Exercise aim:
Repeat the data word for word. Do not include the pictures.

######

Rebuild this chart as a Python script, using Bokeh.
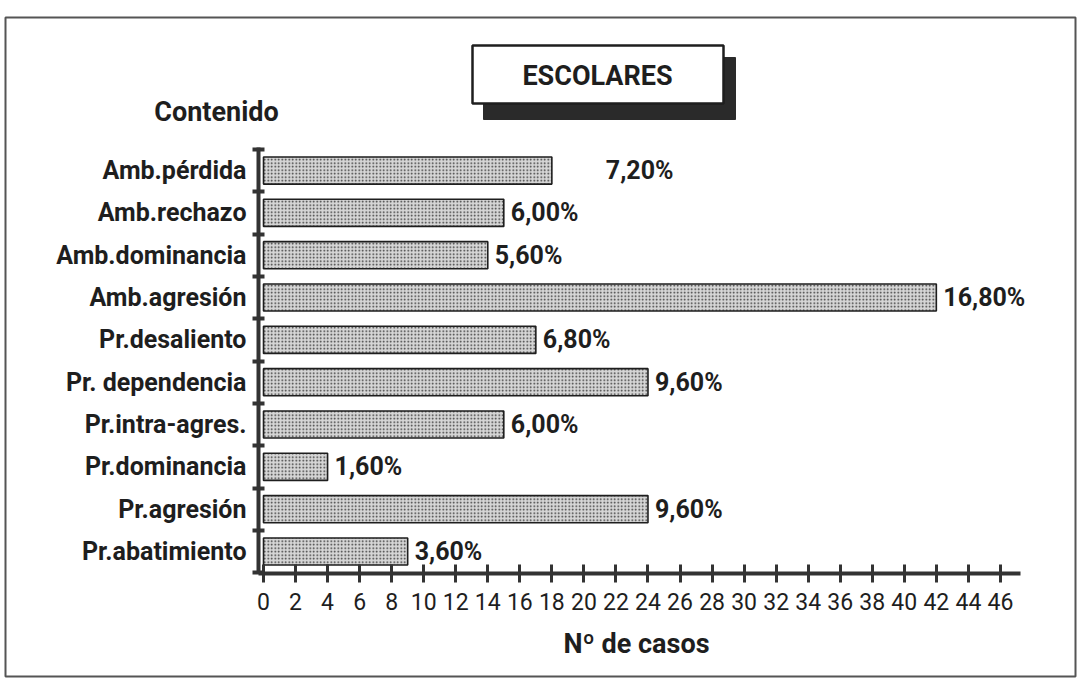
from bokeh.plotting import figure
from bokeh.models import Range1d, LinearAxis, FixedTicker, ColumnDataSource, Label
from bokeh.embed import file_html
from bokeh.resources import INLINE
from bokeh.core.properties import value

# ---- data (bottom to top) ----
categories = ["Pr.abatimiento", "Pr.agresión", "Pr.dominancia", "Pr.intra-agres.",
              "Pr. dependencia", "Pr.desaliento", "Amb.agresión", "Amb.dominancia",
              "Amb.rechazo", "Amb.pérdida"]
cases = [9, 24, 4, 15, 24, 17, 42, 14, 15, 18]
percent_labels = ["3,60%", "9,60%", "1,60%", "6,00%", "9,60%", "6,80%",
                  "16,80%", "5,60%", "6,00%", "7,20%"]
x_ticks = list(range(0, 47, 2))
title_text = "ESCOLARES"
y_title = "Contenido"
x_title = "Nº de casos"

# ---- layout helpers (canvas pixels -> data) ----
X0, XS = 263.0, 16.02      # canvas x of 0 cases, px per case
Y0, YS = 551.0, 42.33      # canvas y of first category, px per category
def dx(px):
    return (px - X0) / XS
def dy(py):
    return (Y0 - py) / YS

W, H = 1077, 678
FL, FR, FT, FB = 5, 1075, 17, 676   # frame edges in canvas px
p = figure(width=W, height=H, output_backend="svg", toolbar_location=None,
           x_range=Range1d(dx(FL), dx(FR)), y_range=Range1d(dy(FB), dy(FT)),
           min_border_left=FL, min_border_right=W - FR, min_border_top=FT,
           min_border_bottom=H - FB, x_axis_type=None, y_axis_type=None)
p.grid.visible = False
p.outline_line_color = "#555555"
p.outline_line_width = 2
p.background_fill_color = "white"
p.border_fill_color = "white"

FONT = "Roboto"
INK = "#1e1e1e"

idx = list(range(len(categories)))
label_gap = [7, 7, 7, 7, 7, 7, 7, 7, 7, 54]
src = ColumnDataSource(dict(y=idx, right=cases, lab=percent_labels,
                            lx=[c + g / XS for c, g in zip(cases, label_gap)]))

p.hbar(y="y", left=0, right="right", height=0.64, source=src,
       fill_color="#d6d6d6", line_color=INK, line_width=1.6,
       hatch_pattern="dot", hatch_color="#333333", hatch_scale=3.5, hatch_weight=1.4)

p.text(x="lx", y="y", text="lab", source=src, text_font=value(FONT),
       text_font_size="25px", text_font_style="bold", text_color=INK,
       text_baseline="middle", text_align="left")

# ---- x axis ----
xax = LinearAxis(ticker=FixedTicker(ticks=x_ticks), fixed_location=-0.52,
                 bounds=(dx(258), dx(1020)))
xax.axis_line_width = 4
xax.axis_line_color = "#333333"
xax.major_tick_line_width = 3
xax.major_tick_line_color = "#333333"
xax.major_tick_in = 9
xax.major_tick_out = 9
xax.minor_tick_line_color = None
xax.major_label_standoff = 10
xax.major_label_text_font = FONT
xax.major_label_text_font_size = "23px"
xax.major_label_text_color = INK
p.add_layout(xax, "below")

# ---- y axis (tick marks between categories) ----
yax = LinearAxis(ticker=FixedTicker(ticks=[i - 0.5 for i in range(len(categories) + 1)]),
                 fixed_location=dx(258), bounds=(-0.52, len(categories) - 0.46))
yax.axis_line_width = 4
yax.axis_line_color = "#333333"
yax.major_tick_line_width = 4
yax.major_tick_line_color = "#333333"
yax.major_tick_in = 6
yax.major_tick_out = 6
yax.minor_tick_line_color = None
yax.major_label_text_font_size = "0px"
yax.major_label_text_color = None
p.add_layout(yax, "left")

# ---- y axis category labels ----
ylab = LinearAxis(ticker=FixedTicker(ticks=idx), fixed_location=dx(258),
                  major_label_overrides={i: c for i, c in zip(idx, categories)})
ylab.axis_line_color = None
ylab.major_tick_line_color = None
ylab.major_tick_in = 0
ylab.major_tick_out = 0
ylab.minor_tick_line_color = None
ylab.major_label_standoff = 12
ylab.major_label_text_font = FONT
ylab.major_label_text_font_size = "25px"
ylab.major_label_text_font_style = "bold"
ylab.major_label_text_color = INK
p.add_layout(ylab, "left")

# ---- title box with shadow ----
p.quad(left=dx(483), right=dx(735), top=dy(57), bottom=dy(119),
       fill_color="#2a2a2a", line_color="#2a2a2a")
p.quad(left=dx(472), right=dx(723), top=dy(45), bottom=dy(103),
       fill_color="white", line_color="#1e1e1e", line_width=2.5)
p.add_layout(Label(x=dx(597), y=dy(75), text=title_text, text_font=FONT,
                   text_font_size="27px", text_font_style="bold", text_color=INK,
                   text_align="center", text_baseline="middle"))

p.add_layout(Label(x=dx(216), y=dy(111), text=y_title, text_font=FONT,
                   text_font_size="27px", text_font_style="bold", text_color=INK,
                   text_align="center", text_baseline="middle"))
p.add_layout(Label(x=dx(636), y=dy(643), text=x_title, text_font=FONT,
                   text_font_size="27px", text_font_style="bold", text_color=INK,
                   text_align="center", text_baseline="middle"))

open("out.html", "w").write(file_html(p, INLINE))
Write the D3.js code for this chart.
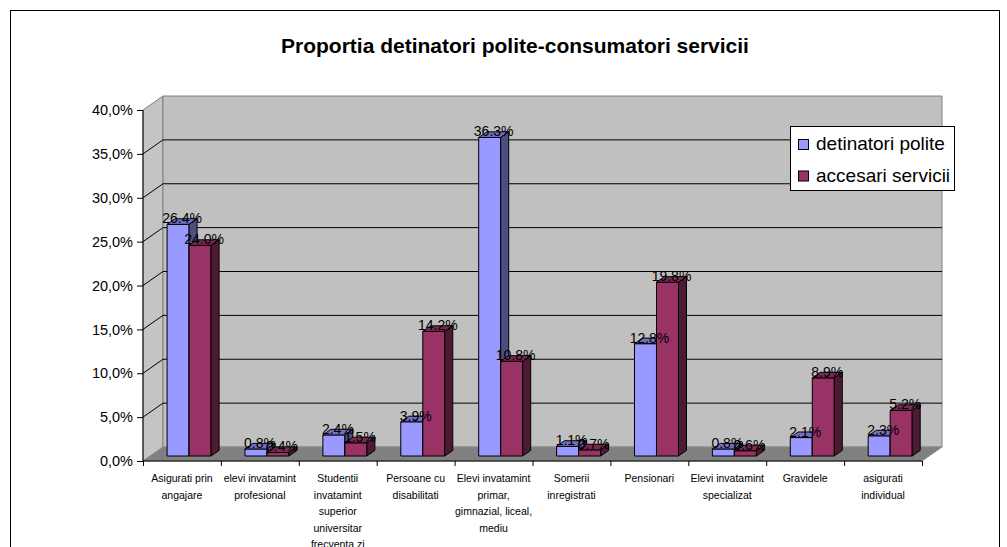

######

Output for this exercise:
Rebuild this chart as a Python script, using Bokeh.
from bokeh.plotting import figure
from bokeh.models import Range1d, LinearAxis, FixedTicker, ColumnDataSource, Label
from bokeh.embed import file_html
from bokeh.resources import INLINE
from bokeh.core.properties import value

# ---- data (bottom to top) ----
categories = ["Pr.abatimiento", "Pr.agresión", "Pr.dominancia", "Pr.intra-agres.",
              "Pr. dependencia", "Pr.desaliento", "Amb.agresión", "Amb.dominancia",
              "Amb.rechazo", "Amb.pérdida"]
cases = [9, 24, 4, 15, 24, 17, 42, 14, 15, 18]
percent_labels = ["3,60%", "9,60%", "1,60%", "6,00%", "9,60%", "6,80%",
                  "16,80%", "5,60%", "6,00%", "7,20%"]
x_ticks = list(range(0, 47, 2))
title_text = "ESCOLARES"
y_title = "Contenido"
x_title = "Nº de casos"

# ---- layout helpers (canvas pixels -> data) ----
X0, XS = 263.0, 16.02      # canvas x of 0 cases, px per case
Y0, YS = 551.0, 42.33      # canvas y of first category, px per category
def dx(px):
    return (px - X0) / XS
def dy(py):
    return (Y0 - py) / YS

W, H = 1077, 678
FL, FR, FT, FB = 5, 1075, 17, 676   # frame edges in canvas px
p = figure(width=W, height=H, output_backend="svg", toolbar_location=None,
           x_range=Range1d(dx(FL), dx(FR)), y_range=Range1d(dy(FB), dy(FT)),
           min_border_left=FL, min_border_right=W - FR, min_border_top=FT,
           min_border_bottom=H - FB, x_axis_type=None, y_axis_type=None)
p.grid.visible = False
p.outline_line_color = "#555555"
p.outline_line_width = 2
p.background_fill_color = "white"
p.border_fill_color = "white"

FONT = "Roboto"
INK = "#1e1e1e"

idx = list(range(len(categories)))
label_gap = [7, 7, 7, 7, 7, 7, 7, 7, 7, 54]
src = ColumnDataSource(dict(y=idx, right=cases, lab=percent_labels,
                            lx=[c + g / XS for c, g in zip(cases, label_gap)]))

p.hbar(y="y", left=0, right="right", height=0.64, source=src,
       fill_color="#d6d6d6", line_color=INK, line_width=1.6,
       hatch_pattern="dot", hatch_color="#333333", hatch_scale=3.5, hatch_weight=1.4)

p.text(x="lx", y="y", text="lab", source=src, text_font=value(FONT),
       text_font_size="25px", text_font_style="bold", text_color=INK,
       text_baseline="middle", text_align="left")

# ---- x axis ----
xax = LinearAxis(ticker=FixedTicker(ticks=x_ticks), fixed_location=-0.52,
                 bounds=(dx(258), dx(1020)))
xax.axis_line_width = 4
xax.axis_line_color = "#333333"
xax.major_tick_line_width = 3
xax.major_tick_line_color = "#333333"
xax.major_tick_in = 9
xax.major_tick_out = 9
xax.minor_tick_line_color = None
xax.major_label_standoff = 10
xax.major_label_text_font = FONT
xax.major_label_text_font_size = "23px"
xax.major_label_text_color = INK
p.add_layout(xax, "below")

# ---- y axis (tick marks between categories) ----
yax = LinearAxis(ticker=FixedTicker(ticks=[i - 0.5 for i in range(len(categories) + 1)]),
                 fixed_location=dx(258), bounds=(-0.52, len(categories) - 0.46))
yax.axis_line_width = 4
yax.axis_line_color = "#333333"
yax.major_tick_line_width = 4
yax.major_tick_line_color = "#333333"
yax.major_tick_in = 6
yax.major_tick_out = 6
yax.minor_tick_line_color = None
yax.major_label_text_font_size = "0px"
yax.major_label_text_color = None
p.add_layout(yax, "left")

# ---- y axis category labels ----
ylab = LinearAxis(ticker=FixedTicker(ticks=idx), fixed_location=dx(258),
                  major_label_overrides={i: c for i, c in zip(idx, categories)})
ylab.axis_line_color = None
ylab.major_tick_line_color = None
ylab.major_tick_in = 0
ylab.major_tick_out = 0
ylab.minor_tick_line_color = None
ylab.major_label_standoff = 12
ylab.major_label_text_font = FONT
ylab.major_label_text_font_size = "25px"
ylab.major_label_text_font_style = "bold"
ylab.major_label_text_color = INK
p.add_layout(ylab, "left")

# ---- title box with shadow ----
p.quad(left=dx(483), right=dx(735), top=dy(57), bottom=dy(119),
       fill_color="#2a2a2a", line_color="#2a2a2a")
p.quad(left=dx(472), right=dx(723), top=dy(45), bottom=dy(103),
       fill_color="white", line_color="#1e1e1e", line_width=2.5)
p.add_layout(Label(x=dx(597), y=dy(75), text=title_text, text_font=FONT,
                   text_font_size="27px", text_font_style="bold", text_color=INK,
                   text_align="center", text_baseline="middle"))

p.add_layout(Label(x=dx(216), y=dy(111), text=y_title, text_font=FONT,
                   text_font_size="27px", text_font_style="bold", text_color=INK,
                   text_align="center", text_baseline="middle"))
p.add_layout(Label(x=dx(636), y=dy(643), text=x_title, text_font=FONT,
                   text_font_size="27px", text_font_style="bold", text_color=INK,
                   text_align="center", text_baseline="middle"))

open("out.html", "w").write(file_html(p, INLINE))
Write the D3.js code for this chart.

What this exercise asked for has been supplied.